Русский архитектор, а звали его Алексеем, хотя фамилия у него была явно не русская - Корх, был человек не старый, лет сорока с небольшим. Ходил он всегда в черном сюртуке и в ослепительно белых сорочках. Как он в этом далеком селе умудрялся постоянно стирать и гладить свои рубашки, оставалось для всех секретом. Но, каждый раз, когда он, стройный, чисто выбритый, с тонко подстриженными рыжими усиками, далеко выбрасывая вперед свои худые ноги, почти бегом шел к бакалейной лавке Аллахверди, перед которой, чтобы обменяться новостями, собирались деревенские старики - аксаккалы, мужчины, пользующиеся особым уважением в обществе, а на почтительном расстоянии от них стояли молодые люди, без права сесть в присутствии старших, все невольно приподнимались. Он торопливо проходил мимо них, приподнимая шляпу в знак уважения и признательности, только потом, купив пачку крепкого турецкого табака, специально привезенного для него из Тифлиса помощником Аллахверди, раз в месяц выезжавшим туда за товаром, и разломав пачку и наполнив кисет, он наконец расслаблялся: садился на стул, поставленный в тень специально для него лавочником Аллахверди, рядом со старым Газанфаром, набивал свою английскую трубку, медленно, со смаком раскуривал ее, и, наконец, выпустив клубы дыма из ноздрей и, казалось, даже из ушей, блаженно закрывал глаза. Аромат дорогого табака кружил голову, и все, улыбаясь, с одобрением кивали головами, а архитектор, или как его здесь в селе называли между собой "Урус Саша", словно очнувшись, виновато улыбаясь протягивал им кисет и на своем непонятном языке что-то говорил, и каждому было ясно, что его угощают.

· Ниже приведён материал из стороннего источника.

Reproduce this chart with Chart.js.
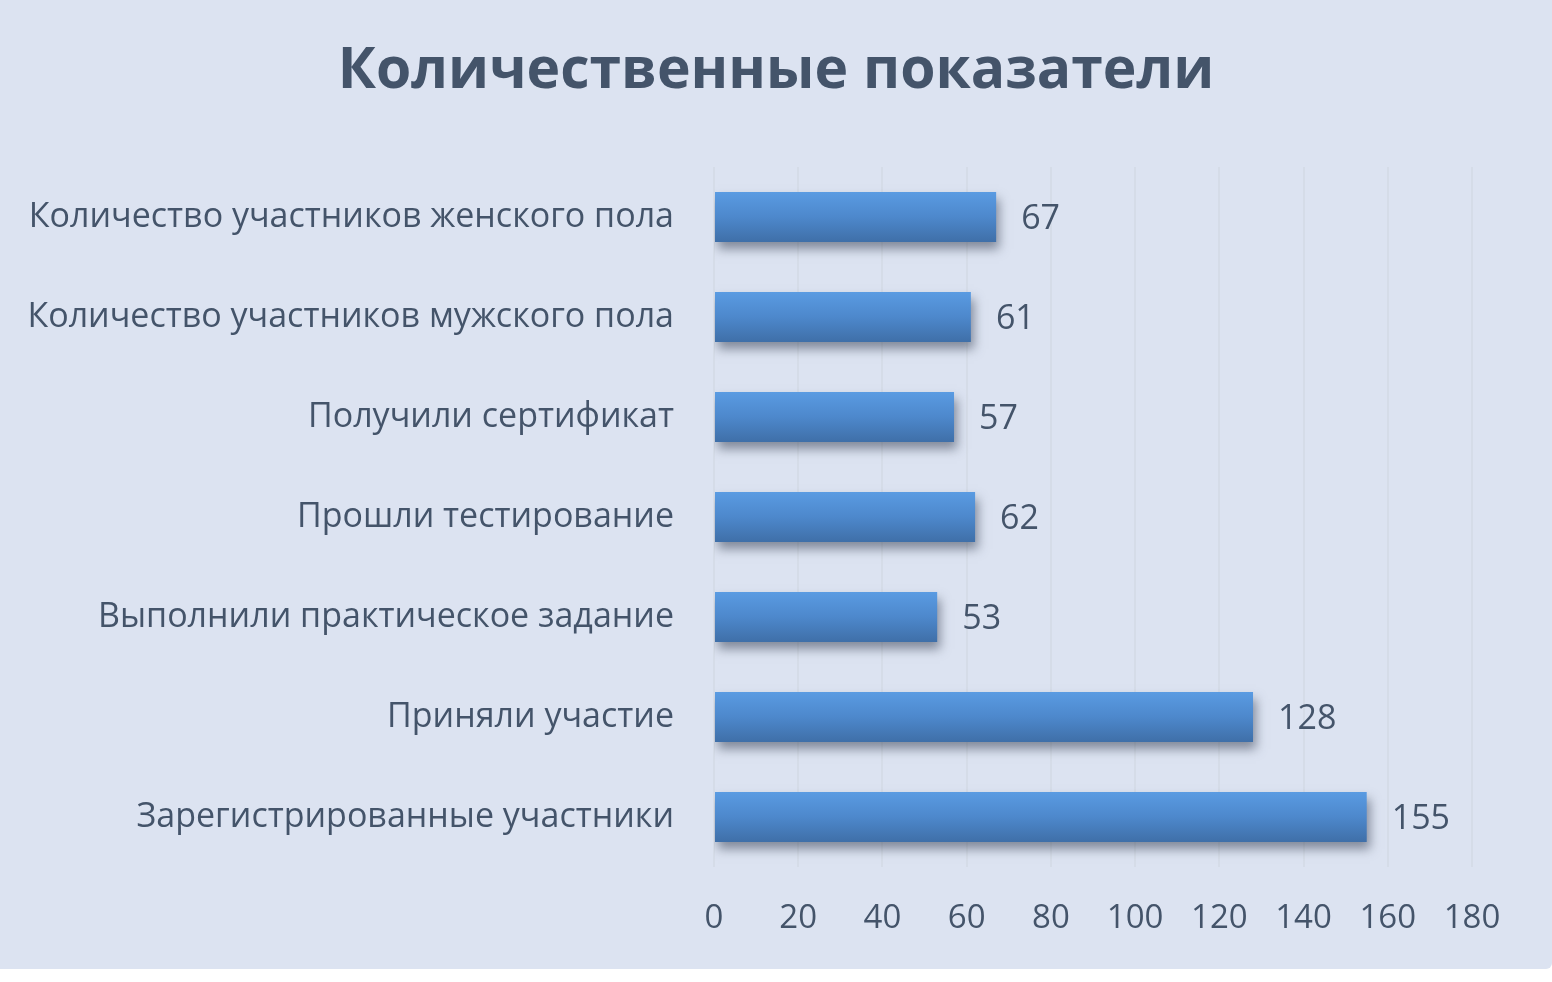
<!DOCTYPE html>
<html>
<head>
<meta charset="utf-8">
<script src="https://cdn.jsdelivr.net/npm/chart.js@4"></script>
<style>
    html, body { margin: 0; padding: 0; background: #ffffff; }
    .wrap { width: 1552px; height: 969px; background: #dce3f1; border-radius: 0 0 6px 0; }
</style>
</head>
<body>
<div class="wrap"><canvas id="qtyChart" width="1552" height="969"></canvas></div>
<script>
const categories = [
    'Количество участников женского пола',
    'Количество участников мужского пола',
    'Получили сертификат',
    'Прошли тестирование',
    'Выполнили практическое задание',
    'Приняли участие',
    'Зарегистрированные участники'
];
const values = [67, 61, 57, 62, 53, 128, 155];
const tickValues = [0, 20, 40, 60, 80, 100, 120, 140, 160, 180];
const titleText = 'Количественные показатели';

const FONT = '"Open Sans", "Noto Sans", sans-serif';
const TEXT_COLOR = '#44546a';

// bar drop shadow
const shadowPlugin = {
    id: 'barShadow',
    beforeDatasetsDraw(chart) {
        const ctx = chart.ctx;
        ctx.save();
        ctx.shadowColor = 'rgba(40,50,70,0.5)';
        ctx.shadowBlur = 10;
        ctx.shadowOffsetX = 3;
        ctx.shadowOffsetY = 7;
    },
    afterDatasetsDraw(chart) {
        chart.ctx.restore();
    }
};

// value labels next to bars + title centred on the whole canvas
const textPlugin = {
    id: 'textPlugin',
    afterDraw(chart) {
        const ctx = chart.ctx;
        const meta = chart.getDatasetMeta(0);
        ctx.save();
        ctx.font = '34px ' + FONT;
        ctx.fillStyle = TEXT_COLOR;
        ctx.textAlign = 'left';
        ctx.textBaseline = 'middle';
        meta.data.forEach((bar, i) => {
            ctx.fillText(String(values[i]), bar.x + 25, bar.y + 2);
        });
        ctx.font = 'bold 57px ' + FONT;
        ctx.textAlign = 'center';
        ctx.fillText(titleText, chart.width / 2, 72);
        ctx.restore();
    }
};

function barGradient(context) {
    const chart = context.chart;
    if (!chart.chartArea || !chart.scales.y) return '#4a86c8';
    const yScale = chart.scales.y;
    const y = yScale.getPixelForValue(context.dataIndex);
    const half = (yScale.height / categories.length) * 0.5 / 2;
    const g = chart.ctx.createLinearGradient(0, y - half, 0, y + half);
    g.addColorStop(0, '#5a9be2');
    g.addColorStop(0.5, '#4d88cc');
    g.addColorStop(1, '#3f6fa8');
    return g;
}

new Chart(document.getElementById('qtyChart').getContext('2d'), {
    type: 'bar',
    data: {
        labels: categories,
        datasets: [{
            data: values,
            backgroundColor: barGradient,
            borderWidth: 0,
            categoryPercentage: 1,
            barPercentage: 0.5
        }]
    },
    options: {
        indexAxis: 'y',
        responsive: false,
        animation: false,
        layout: { padding: { left: 0, right: 80, top: 167, bottom: 0 } },
        scales: {
            x: {
                min: 0,
                max: 180,
                afterBuildTicks: axis => { axis.ticks = tickValues.map(v => ({ value: v })); },
                afterFit: axis => { axis.height = 102; },
                border: { display: false },
                grid: { color: '#d5dce8', lineWidth: 2, drawTicks: false },
                ticks: {
                    padding: 32,
                    color: TEXT_COLOR,
                    font: { family: FONT, size: 33 }
                }
            },
            y: {
                afterFit: axis => { axis.width = 714; },
                border: { display: false },
                grid: { display: false, drawTicks: false },
                ticks: {
                    padding: 40,
                    color: TEXT_COLOR,
                    font: { family: FONT, size: 34 }
                }
            }
        },
        plugins: {
            legend: { display: false },
            tooltip: { enabled: false },
            title: { display: false }
        }
    },
    plugins: [shadowPlugin, textPlugin]
});
</script>
</body>
</html>
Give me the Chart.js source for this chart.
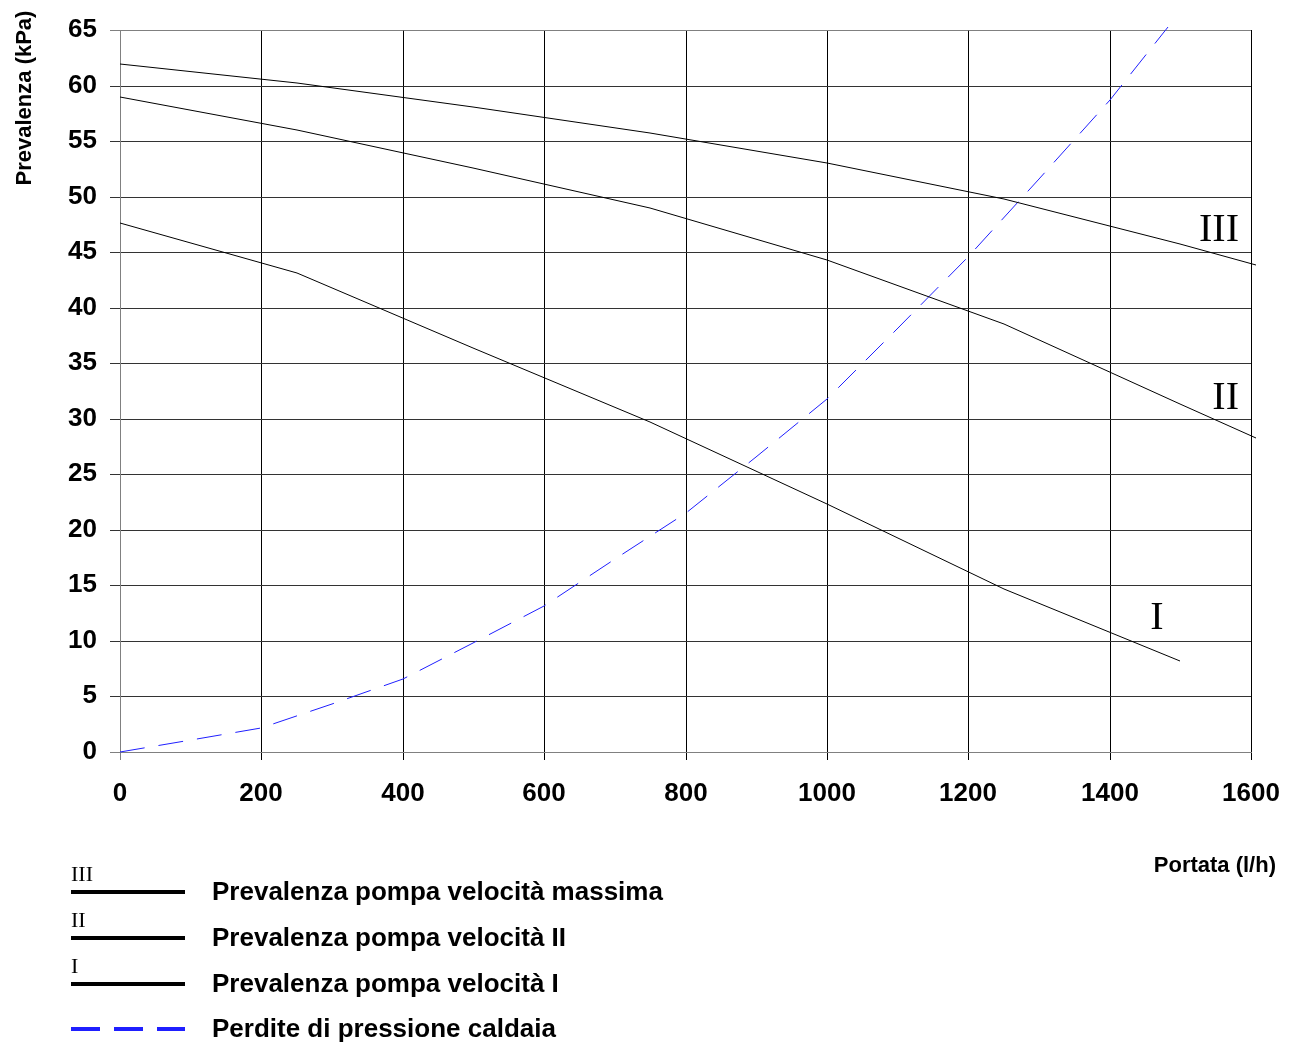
<!DOCTYPE html>
<html>
<head>
<meta charset="utf-8">
<script src="https://cdn.jsdelivr.net/npm/chart.js@4/dist/chart.umd.min.js"></script>
<style>
  html, body { margin: 0; padding: 0; background: #fff; }
  #wrap { width: 1295px; height: 1048px; position: relative; }
</style>
</head>
<body>
<div id="wrap"><canvas id="c" width="1295" height="1048"></canvas></div>
<script>
// ---- data ----
const flowIII = [0, 250, 500, 750, 1000, 1250, 1500, 1607];
const headIII = [61.9, 60.2, 58.05, 55.75, 53.0, 49.75, 45.7, 43.8];

const flowII = [0, 250, 500, 750, 1000, 1250, 1500, 1607];
const headII = [58.95, 56.0, 52.6, 49.0, 44.3, 38.5, 31.35, 28.3];

const flowI = [0, 250, 500, 750, 1000, 1250, 1500];
const headI = [47.65, 43.15, 36.4, 29.7, 22.3, 14.7, 8.2];

const flowLoss = [0, 100, 200, 300, 400, 500, 600, 700, 800, 900, 1000, 1100, 1200, 1300, 1400, 1483];
const headLoss = [0, 1.08, 2.13, 4.35, 6.57, 9.8, 13.14, 17.4, 21.5, 26.6, 31.8, 38.2, 44.6, 51.6, 58.7, 65.3];

const xTicks = [0, 200, 400, 600, 800, 1000, 1200, 1400, 1600];
const yTicks = [0, 5, 10, 15, 20, 25, 30, 35, 40, 45, 50, 55, 60, 65];

const seriesLabels = [
  'Prevalenza pompa velocità massima',
  'Prevalenza pompa velocità II',
  'Prevalenza pompa velocità I',
  'Perdite di pressione caldaia'
];
const romanLabels = ['III', 'II', 'I'];
const xTitle = 'Portata (l/h)';
const yTitle = 'Prevalenza (kPa)';

// ---- helpers ----
function pts(xs, ys) { return xs.map((x, i) => ({ x: x, y: ys[i] })); }

const SANS = '"Liberation Sans", Arial, sans-serif';
const SERIF = '"Liberation Serif", "Times New Roman", serif';
const BLUE = '#1f1fff';

const textPlugin = {
  id: 'extraText',
  afterDraw(chart) {
    const ctx = chart.ctx;
    ctx.save();
    ctx.fillStyle = '#000';

    // y axis title (top-aligned, rotated)
    ctx.save();
    ctx.translate(25, 98);
    ctx.rotate(-Math.PI / 2);
    ctx.font = 'bold 22px ' + SANS;
    ctx.textAlign = 'center';
    ctx.textBaseline = 'middle';
    ctx.fillText(yTitle, 0, 0);
    ctx.restore();

    // x axis title
    ctx.font = 'bold 22px ' + SANS;
    ctx.textAlign = 'right';
    ctx.textBaseline = 'middle';
    ctx.fillText(xTitle, 1276, 866);

    // roman numerals on the curves
    ctx.font = '40px ' + SERIF;
    ctx.textBaseline = 'alphabetic';
    ctx.textAlign = 'right';
    ctx.fillText(romanLabels[0], 1239, 241);
    ctx.fillText(romanLabels[1], 1239, 409);
    ctx.textAlign = 'center';
    ctx.fillText(romanLabels[2], 1157, 629);

    // legend
    const rowsY = [892, 938, 984, 1029];
    ctx.font = '22px ' + SERIF;
    ctx.textAlign = 'left';
    ctx.textBaseline = 'alphabetic';
    for (let i = 0; i < 3; i++) ctx.fillText(romanLabels[i], 71, rowsY[i] - 11);

    for (let i = 0; i < 4; i++) {
      ctx.beginPath();
      ctx.lineWidth = 4;
      if (i < 3) {
        ctx.strokeStyle = '#000';
        ctx.setLineDash([]);
      } else {
        ctx.strokeStyle = BLUE;
        ctx.setLineDash([29, 14]);
      }
      ctx.moveTo(71, rowsY[i]);
      ctx.lineTo(185, rowsY[i]);
      ctx.stroke();
    }
    ctx.setLineDash([]);
    ctx.font = 'bold 26px ' + SANS;
    ctx.textBaseline = 'middle';
    for (let i = 0; i < 4; i++) ctx.fillText(seriesLabels[i], 212, rowsY[i] + 1);
    ctx.restore();
  }
};

const common = { borderWidth: 1, pointRadius: 0, pointHoverRadius: 0, tension: 0, clip: false, fill: false };

new Chart(document.getElementById('c'), {
  type: 'line',
  data: {
    datasets: [
      Object.assign({ label: seriesLabels[0], data: pts(flowIII, headIII), borderColor: '#000' }, common),
      Object.assign({ label: seriesLabels[1], data: pts(flowII, headII), borderColor: '#000' }, common),
      Object.assign({ label: seriesLabels[2], data: pts(flowI, headI), borderColor: '#000' }, common),
      Object.assign({ label: seriesLabels[3], data: pts(flowLoss, headLoss), borderColor: BLUE, borderDash: [25, 14] }, common)
    ]
  },
  options: {
    responsive: false,
    animation: false,
    events: [],
    layout: { padding: { top: 30, right: 44, left: 0, bottom: 0 } },
    plugins: { legend: { display: false }, tooltip: { enabled: false } },
    scales: {
      x: {
        type: 'linear',
        min: 0, max: 1600,
        alignToPixels: true,
        afterBuildTicks(scale) { scale.ticks = xTicks.map(v => ({ value: v })); },
        afterFit(scale) { scale.height = 296; scale.paddingLeft = 0; scale.paddingRight = 0; },
        ticks: {
          color: '#000', font: { family: SANS, size: 26, weight: 'bold' }, padding: 18,
          maxRotation: 0, autoSkip: false,
          callback: (v) => String(v)
        },
        grid: {
          color: (c) => (c.tick && c.tick.value === 0) ? '#808080' : '#000',
          lineWidth: 1,
          tickLength: 8,
          drawTicks: true
        },
        border: { display: true, color: '#808080', width: 1 }
      },
      y: {
        type: 'linear',
        min: 0, max: 65,
        alignToPixels: true,
        afterBuildTicks(scale) { scale.ticks = yTicks.map(v => ({ value: v })); },
        afterFit(scale) { scale.width = 120; scale.paddingTop = 0; scale.paddingBottom = 0; },
        ticks: {
          color: '#000', font: { family: SANS, size: 26, weight: 'bold' }, padding: 13, autoSkip: false,
          callback: (v) => String(v)
        },
        grid: {
          color: (c) => (c.tick && (c.tick.value === 0 || c.tick.value === 65)) ? '#808080' : '#333',
          lineWidth: 1,
          tickLength: 10,
          drawTicks: true
        },
        border: { display: true, color: '#808080', width: 1 }
      }
    }
  },
  plugins: [textPlugin]
});
</script>
</body>
</html>
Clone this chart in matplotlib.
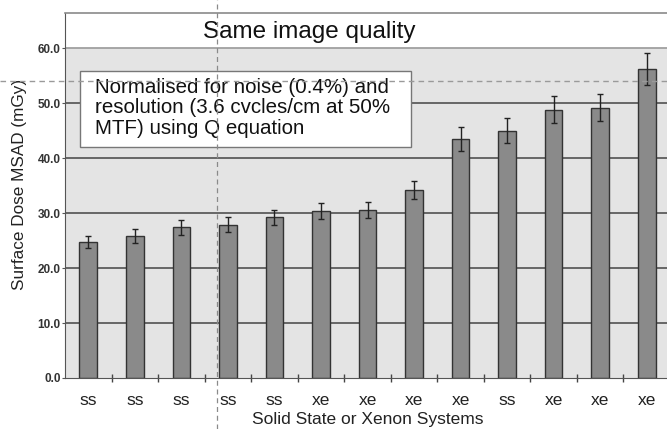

Сельские жители - люди гордые, и не каждый может добиться их расположения, не с каждым будут они раскуривать табак, не каждое угощение они примут, но кисет архитектора они принимали с удовольствием, чувствуя его искренность и доброжелательность. Возвращался кисет ему уже полупустым. Умиротворенность, которая охватывала всех тянувших свои самокрутки, передавалась и ему, и он, откинувшись на спинку стула, как бы издали с улыбкой смотрел на своих соседей. Они что-то говорили, он согласно кивал им головой, не понимая ничего, хотя со временем отдельные выражения и слова он стал понимать, но какое это все имело значение? До такого взаимопонимания люди идут очень долго, иногда всю жизнь. Годами живут они рядом, изучают характер и поведение друг друга, подлаживаются друг под друга, норовят угадать желание другого. Но даже после многих лет не решаются они на откровенность с соседом, чтобы рассказать о том, что лежит на их душе. Ни радостной вестью, чтоб не сглазили, ни горем, чтоб не радовать врагов. Да и не принято это было в селе. Здесь каждый жил своей судьбой и благодарил бога за нее.